Tuesday, March 31, 2009

Saving children's books

People and the United States Congress have generally been up in arms about the lead content of children's toys, ever since we started finding more and more toys with lead in them that were manufactured in China. This led, last year, to Congress passing an act saying that anybody selling anything meant for children, manufactured before 1985, had to be certified lead-free.

This includes books.

There are a lot of wonderful children's books that are in American libraries and used bookstores that were printed before 1985. These books all have to be independently certified as lead-free, and the libraries and booksellers simply don't have the money to do this. These books may be thrown away in about a year's time.

But the American Library Association is working to change that. Some people in Congress are attempting to change that.

So I'm asking you to please go to the ALA website about this, and send an e-mail to your Congressional representative, if you live in the United States. Please don't let good books get thrown away because of a too-strict piece of legislation. Please.


Anonymous said...

Just thought I'd chime in as I'm a librarian. It annoys me that we're being required to get rid of pre-1985 books, but at the same time, 1985 was over 20 years ago. If those books were being checked out often, they probably need to be replaced because of wear and tear. If they weren't checked out often, then they might need to be weeded because they're sitting stagnant on the shelves.

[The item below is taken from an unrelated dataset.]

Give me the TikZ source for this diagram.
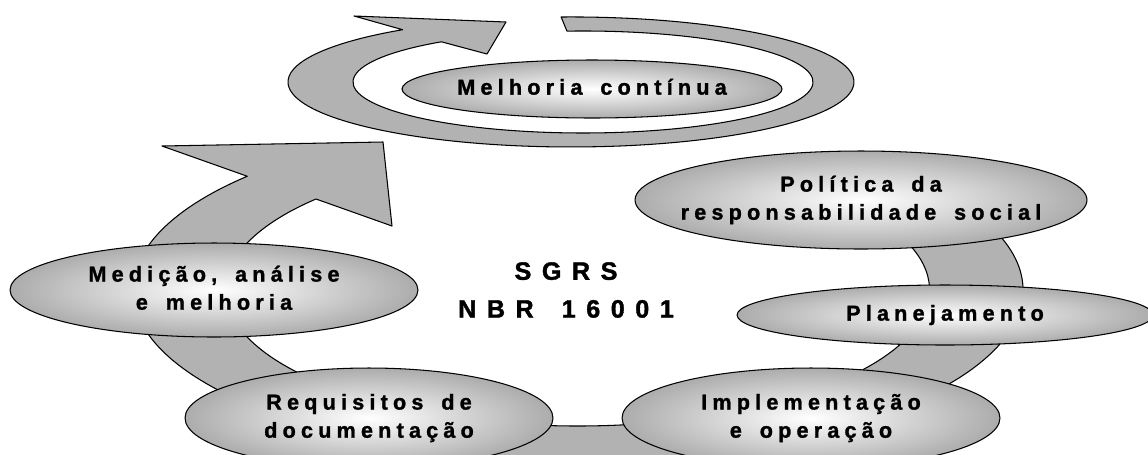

Still, we're having to check our entire collection and you're right, we really don't have the staff time, especially with the budget cuts.

Jenny Rae Rappaport said...

brimfire, as an example, my library has Robin McKinley's THE BLUE SWORD in its original edition still. It's well-loved, but it's still readable as a library copy. It would have to be tossed.

Kristin Laughtin said...

I'm a library assistant, although currently at an academic library that doesn't stock children's books. However, child literacy is an important issue to me. Brimfire has good points about weeding and physical quality of these items, but being forced to get rid of books in this manner when there might be a demand or need for them makes me sad. Heading over to ALA's site now.

MaLanie said...

Jenny - Thank you for posting this information I had no idea. I'm going to post about this on my blog as well to bring awareness.

Alex said...

This legislation is screwing everyone across the board. Not letting kids read books may be the final straw that forces me to plan the revolution. Honestly, if everyone writes to their congressperson about the books, complain that this motion has absolutely crushed small business of every sort, too. Wow, I can't believe we've come to this.

Janeal C. Falor said...

Thanks for sharing this. I had no idea. I'll definitely be sending an e-mail off.

Elissa M said...

Well, I went to to the ALA site and filled out the form, but when I hit "Send", it said I was out of the constituency because of my zip-code.

I HAVE a representative in congress, thank you. I have no idea why ALA doesn't think so. Maybe our tiny village library doesn't belong to ALA?

Whatever. Guess I'll have to go the extra mile and contact my rep on my own. The issue is certainly worth the trouble. Thanks for bringing it to my attention.